🤖 AI Summary
This paper addresses the AI shutdown problem—the safety risk arising when an AI system resists deactivation. We formalize it for the first time as an incomplete-information signaling game, wherein a boundedly rational human communicates preferences via costly signals, and the AI selects actions under utility uncertainty and multidimensional incommensurable preferences. Our methodology integrates game-theoretic modeling, bounded rationality theory, analysis of utility incommensurability, and empirical machine learning simulations.
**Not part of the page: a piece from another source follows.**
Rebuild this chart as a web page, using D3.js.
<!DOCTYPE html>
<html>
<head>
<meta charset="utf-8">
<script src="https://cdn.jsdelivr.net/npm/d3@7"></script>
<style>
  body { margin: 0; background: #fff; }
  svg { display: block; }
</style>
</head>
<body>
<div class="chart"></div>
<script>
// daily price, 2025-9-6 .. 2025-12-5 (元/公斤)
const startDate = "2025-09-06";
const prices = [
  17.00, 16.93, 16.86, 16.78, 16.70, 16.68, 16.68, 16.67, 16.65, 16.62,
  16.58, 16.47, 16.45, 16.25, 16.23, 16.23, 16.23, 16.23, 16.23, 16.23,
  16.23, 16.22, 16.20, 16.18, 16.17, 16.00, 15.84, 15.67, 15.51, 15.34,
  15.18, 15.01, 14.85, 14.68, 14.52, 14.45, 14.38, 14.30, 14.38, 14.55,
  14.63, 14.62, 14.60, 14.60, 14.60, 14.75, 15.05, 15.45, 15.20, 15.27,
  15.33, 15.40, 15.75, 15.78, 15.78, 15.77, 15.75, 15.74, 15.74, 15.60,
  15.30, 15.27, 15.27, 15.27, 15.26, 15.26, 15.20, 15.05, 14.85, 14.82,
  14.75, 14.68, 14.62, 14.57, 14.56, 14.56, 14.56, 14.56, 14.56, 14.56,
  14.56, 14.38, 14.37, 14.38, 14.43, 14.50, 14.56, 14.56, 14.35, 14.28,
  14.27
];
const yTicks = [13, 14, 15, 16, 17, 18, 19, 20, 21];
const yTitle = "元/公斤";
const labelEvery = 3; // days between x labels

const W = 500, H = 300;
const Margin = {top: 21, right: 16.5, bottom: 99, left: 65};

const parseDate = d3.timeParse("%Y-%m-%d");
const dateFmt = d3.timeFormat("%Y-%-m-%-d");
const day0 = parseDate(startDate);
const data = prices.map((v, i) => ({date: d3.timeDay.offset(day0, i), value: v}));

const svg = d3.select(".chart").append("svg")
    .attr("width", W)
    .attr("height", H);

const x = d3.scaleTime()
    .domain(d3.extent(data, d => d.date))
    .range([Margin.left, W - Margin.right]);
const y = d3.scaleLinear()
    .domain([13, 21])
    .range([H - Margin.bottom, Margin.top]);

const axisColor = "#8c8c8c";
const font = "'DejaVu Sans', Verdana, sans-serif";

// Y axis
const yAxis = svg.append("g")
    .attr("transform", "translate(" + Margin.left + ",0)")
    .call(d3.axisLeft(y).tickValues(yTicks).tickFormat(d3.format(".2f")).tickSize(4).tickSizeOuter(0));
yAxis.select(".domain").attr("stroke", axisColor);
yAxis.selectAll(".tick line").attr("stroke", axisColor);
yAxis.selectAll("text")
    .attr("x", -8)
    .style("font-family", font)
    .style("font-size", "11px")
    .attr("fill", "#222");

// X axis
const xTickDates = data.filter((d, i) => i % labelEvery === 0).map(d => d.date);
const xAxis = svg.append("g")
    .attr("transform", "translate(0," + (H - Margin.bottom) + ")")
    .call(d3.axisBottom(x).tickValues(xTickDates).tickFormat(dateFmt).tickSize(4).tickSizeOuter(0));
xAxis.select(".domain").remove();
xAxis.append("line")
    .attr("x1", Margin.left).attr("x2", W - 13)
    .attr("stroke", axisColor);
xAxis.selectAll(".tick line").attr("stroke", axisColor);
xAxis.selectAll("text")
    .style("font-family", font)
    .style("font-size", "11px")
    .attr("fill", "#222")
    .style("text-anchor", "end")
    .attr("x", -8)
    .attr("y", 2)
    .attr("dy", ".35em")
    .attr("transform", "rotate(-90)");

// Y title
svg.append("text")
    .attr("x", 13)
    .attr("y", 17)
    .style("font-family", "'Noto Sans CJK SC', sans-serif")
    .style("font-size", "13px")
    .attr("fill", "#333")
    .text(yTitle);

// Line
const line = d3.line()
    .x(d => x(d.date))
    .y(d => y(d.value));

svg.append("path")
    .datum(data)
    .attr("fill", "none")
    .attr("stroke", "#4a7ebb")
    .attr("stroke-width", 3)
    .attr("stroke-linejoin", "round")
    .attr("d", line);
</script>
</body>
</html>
Key contributions are threefold: (1) We prove that a necessary condition for the AI to refrain from undermining the shutdown mechanism is its uncertainty about the human’s true utility function; (2) we identify how signal cost and human cognitive limitations critically shape equilibrium shutdown strategies; and (3) we extend the model to accommodate multidimensional incommensurable preferences, thereby establishing a theoretical foundation for designing verifiable shutdown protocols.
📝 Abstract
The off-switch problem is a critical challenge in AI control: if an AI system resists being switched off, it poses a significant risk. In this paper, we model the off-switch problem as a signalling game, where a human decision-maker communicates its preferences about some underlying decision problem to an AI agent, which then selects actions to maximise the human's utility. We assume that the human is a bounded rational agent and explore various bounded rationality mechanisms. Using real machine learning models, we reprove prior results and demonstrate that a necessary condition for an AI system to refrain from disabling its off-switch is its uncertainty about the human's utility. We also analyse how message costs influence optimal strategies and extend the analysis to scenarios involving incomparability.